Allons droit au but : Saul Pandelakis semble avoir parfaitement saisi l’esprit du temps, pour l’envoyer vers un XXIIème siècle dans lequel l’humanité s’éteint doucement, tandis que les bots conscients prennent leur essor après avoir obtenu leur émancipation. Je ne sais pas si La Séquence Aardtman fera date, mais je serais prêt à en prendre le pari. Ceci posé, continuons.
L’humanité, qui semble avoir renoncé à s’adapter à la Terre et s’irrite de la vitalité des bots, envoie des vaisseaux habités vers l’espace lointain dans un hypothétique espoir de terraformation. Roz, homme transgenre, se trouve à bord d’un de ces bâtiments, l’ari-me. Peu sociable, il y travaille comme informaticien, en charge notamment de la maintenance de l’intelligence artificielle. Asha, elle, est une bot et se trouve sur Terre. Spécialiste de la notion de “corps bot”, elle a été assignée homme lors de son incarnation. Elle côtoie le milieu universitaire et le milieu militant, des humains et des bots, et se débat constamment avec ses propres contradictions. Suite à un événement survenu à bord de l’ari-me, elle va être amenée à discuter avec Roz.
Le roman ne se contente pas d’être un dialogue entre deux personnages, loin de là. Par Asha nous découvrons les difficiles rouages de la vie sur Terre dans cet avenir si proche, classique hyperbole de notre propre monde. Par Roz nous visitons ari-me et son fonctionnement singulier, espèce d’expérimentation politique horizontale d’outre-espace assistée par IA. Quelques flashbacks bien dosés vers des instants clés nous montrent aussi comment l’existence des bots a été rendue possible. Ces passages dessinent une évolution qui n’est pas particulièrement originale, mais complètement pertinente.
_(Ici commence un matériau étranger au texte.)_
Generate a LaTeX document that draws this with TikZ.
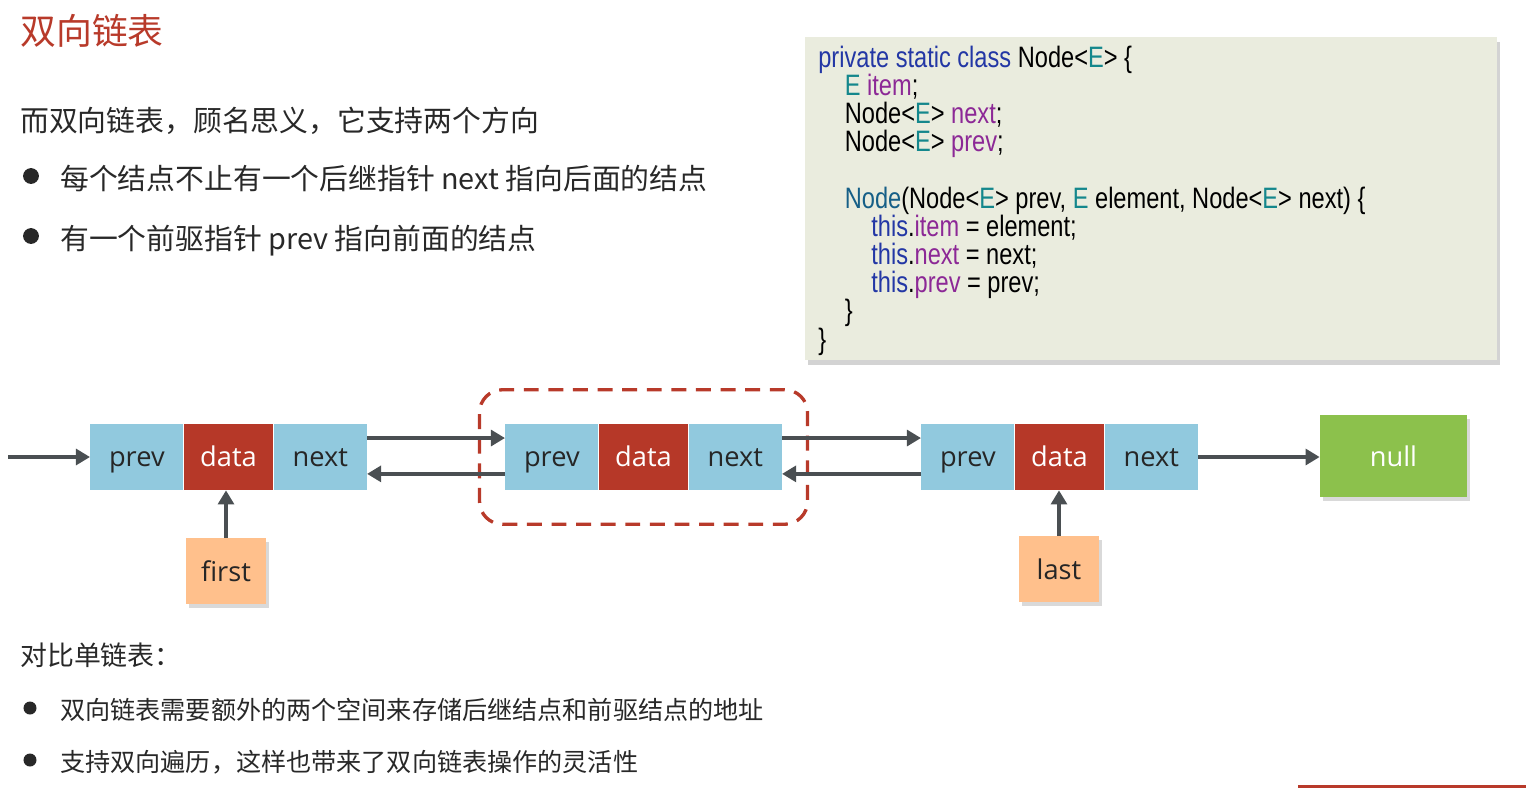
\documentclass[tikz,border=0pt]{standalone}
\usepackage{fontspec}
\setmainfont{Noto Sans CJK SC}
\newfontfamily\labelfont{Open Sans}
\newfontfamily\codefont[FakeStretch=0.8]{Liberation Sans}
\usepackage{xcolor}
\usetikzlibrary{
	arrows.meta,
	positioning,
	fit,
	shadows
}
\definecolor{TitleRed}{RGB}{184,58,42}
\definecolor{TextGray}{RGB}{40,40,40}
\definecolor{CellBlue}{RGB}{145,201,222}
\definecolor{CellRed}{RGB}{182,56,40}
\definecolor{NullGreen}{RGB}{140,193,76}
\definecolor{PtrPeach}{RGB}{255,192,140}
\definecolor{ArrowGray}{RGB}{74,79,82}
\definecolor{CodeBg}{RGB}{234,236,222}
\definecolor{KwBlue}{RGB}{35,55,165}
\definecolor{TypeTeal}{RGB}{20,135,140}
\definecolor{FieldPurple}{RGB}{140,40,150}
\definecolor{CtorTeal}{RGB}{22,95,135}
\newcommand\codekw[1]{\textcolor{KwBlue}{#1}}
\newcommand\codetype[1]{\textcolor{TypeTeal}{#1}}
\newcommand\codefield[1]{\textcolor{FieldPurple}{#1}}
\newcommand\codector[1]{\textcolor{CtorTeal}{#1}}

\begin{document}
\begin{tikzpicture}[x=0.02cm, y=-0.02cm,
	txt/.style={anchor=base west, inner sep=0, text=TextGray},
	cell/.style={minimum width=1.86cm, minimum height=1.32cm, inner sep=0,
		text height=2.1ex, text depth=0.2ex,
		fill=CellBlue, text=black!85, font=\labelfont\fontsize{15.5}{18}\selectfont},
	datacell/.style={cell, minimum width=1.78cm, fill=CellRed, text=white},
	ptrbox/.style={minimum width=1.6cm, minimum height=1.32cm, inner sep=0, fill=PtrPeach,
		text=black!85, font=\labelfont\fontsize{15.5}{18}\selectfont,
		drop shadow={shadow xshift=1.5pt, shadow yshift=-2pt, opacity=.3}},
	link/.style={draw=ArrowGray, line width=2.3pt, -{Triangle[length=8pt,width=9pt]}},
	focus/.style={draw=TitleRed, line width=1.9pt, dash pattern=on 8.5pt off 5.5pt,
		rounded corners=13pt, inner xsep=14.5pt, inner ysep=19.3pt},
	codeline/.style={anchor=base west, inner sep=0, text=black,
		font=\codefont\fontsize{16.8}{18}\selectfont}
	]
	\useasboundingbox (0,0) rectangle (1526,788);

	\node[txt, text=TitleRed, font=\fontsize{20.4}{24}\selectfont] (title) at (20,44) {双向链表};
	\node[txt, font=\fontsize{16.4}{20}\selectfont] (intro) at (20,131) {而双向链表，顾名思义，它支持两个方向};
	\node[txt, font=\fontsize{16.4}{20}\selectfont] (pointA) at (60,189) {每个结点不止有一个后继指针 next 指向后面的结点};
	\node[txt, font=\fontsize{16.4}{20}\selectfont] (pointB) at (60,249) {有一个前驱指针 prev 指向前面的结点};
	\foreach \y in {176,236}
		\fill[TextGray] (31,\y) circle (4.5pt);

	\node[fill=CodeBg, minimum width=13.84cm, minimum height=6.46cm, inner sep=0,
		drop shadow={shadow xshift=1.5pt, shadow yshift=-3pt, opacity=.35}] (code) at (1151,198.5) {};
	\foreach \ind/\row/\txt in {
		0/0/{\codekw{private static class} Node<\codetype{E}> \{},
		1/1/{\codetype{E} \codefield{item};},
		1/2/{Node<\codetype{E}> \codefield{next};},
		1/3/{Node<\codetype{E}> \codefield{prev};},
		1/5/{\codector{Node}(Node<\codetype{E}> prev, \codetype{E} element, Node<\codetype{E}> next) \{},
		2/6/{\codekw{this}.\codefield{item} = element;},
		2/7/{\codekw{this}.\codefield{next} = next;},
		2/8/{\codekw{this}.\codefield{prev} = prev;},
		1/9/{\}},
		0/10/{\}}}
		\node[codeline] at (818+26.5*\ind, 67+28.2*\row) {\txt};

	\node[cell, anchor=west] (aprev) at (90,457) {prev};
	\node[datacell, right=0pt of aprev] (adata) {data};
	\node[cell, right=0pt of adata] (anext) {next};

	\node[cell, anchor=west] (bprev) at (505,457) {prev};
	\node[datacell, right=0pt of bprev] (bdata) {data};
	\node[cell, right=0pt of bdata] (bnext) {next};

	\node[cell, anchor=west] (cprev) at (921,457) {prev};
	\node[datacell, right=0pt of cprev] (cdata) {data};
	\node[cell, right=0pt of cdata] (cnext) {next};

	\node[minimum width=2.94cm, minimum height=1.64cm, inner sep=0, fill=NullGreen, text=white,
		font=\labelfont\fontsize{15.5}{18}\selectfont,
		drop shadow={shadow xshift=1.5pt, shadow yshift=-2pt, opacity=.3}] (null) at (1393.5,456) {null};
	\node[ptrbox] (first) at (226,571) {first};
	\node[ptrbox] (last) at (1059,569) {last};

	\node[focus, fit=(bprev)(bnext)] (current) {};

	\coordinate (head) at (8,457);
	\draw[link] (head) -- (aprev.west);
	\draw[link] ([yshift=10.8pt]anext.east) -- ([yshift=10.8pt]bprev.west);
	\draw[link] ([yshift=-9.6pt]bprev.west) -- ([yshift=-9.6pt]anext.east);
	\draw[link] ([yshift=10.8pt]bnext.east) -- ([yshift=10.8pt]cprev.west);
	\draw[link] ([yshift=-9.6pt]cprev.west) -- ([yshift=-9.6pt]bnext.east);
	\draw[link] (cnext.east) -- (cnext.east -| null.west);
	\draw[link] (first.north) -- (first.north |- adata.south);
	\draw[link] (last.north) -- (last.north |- cdata.south);

	\node[txt, font=\fontsize{15.3}{19}\selectfont] (compare) at (20,665) {对比单链表：};
	\node[txt, font=\fontsize{14.3}{18}\selectfont] (pointC) at (60,719) {双向链表需要额外的两个空间来存储后继结点和前驱结点的地址};
	\node[txt, font=\fontsize{14.3}{18}\selectfont] (pointD) at (60,771) {支持双向遍历，这样也带来了双向链表操作的灵活性};
	\foreach \y in {708,760}
		\fill[TextGray] (30,\y) circle (3.7pt);

	\draw[TitleRed, line width=2pt] (1298,786.5) -- (1526,786.5);
\end{tikzpicture}
\end{document}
Saul Pandelakis vise juste en interrogeant la nouveauté technologique et sa supposée neutralité, ou comment ses conditions d’invention, de mise au point, peuvent déterminer son usage futur.
La Séquence Aardtman m’a rappelé les histoires de Catherine Dufour, pour ses passages empreints de musicalité et pour ses dimensions politiques qui ont notamment pu m’évoquer certaines nouvelles de L’arithmétique terrible de la misère. J’ai aussi beaucoup pensé à Becky Chambers, pour la vie à l’intérieur du vaisseau ari-me, pour ses merveilleux protagonistes, leurs questionnements quant à leurs identités et ce face-à-face, ce dialogue, entre une espèce humaine déclinante et des consciences nouvelles qui ne cessent de découvrir leur potentiel. Foisonnant d’idées, superbement écrit et paradoxalement non dépourvu d’optimisme, La Séquence Aardtman se paye en plus le luxe d’offrir une histoire réussie et des personnages très attachants. J’ai terminé ce roman il y a plusieurs semaines, je l’ai trouvé formidable et j’y pense encore souvent.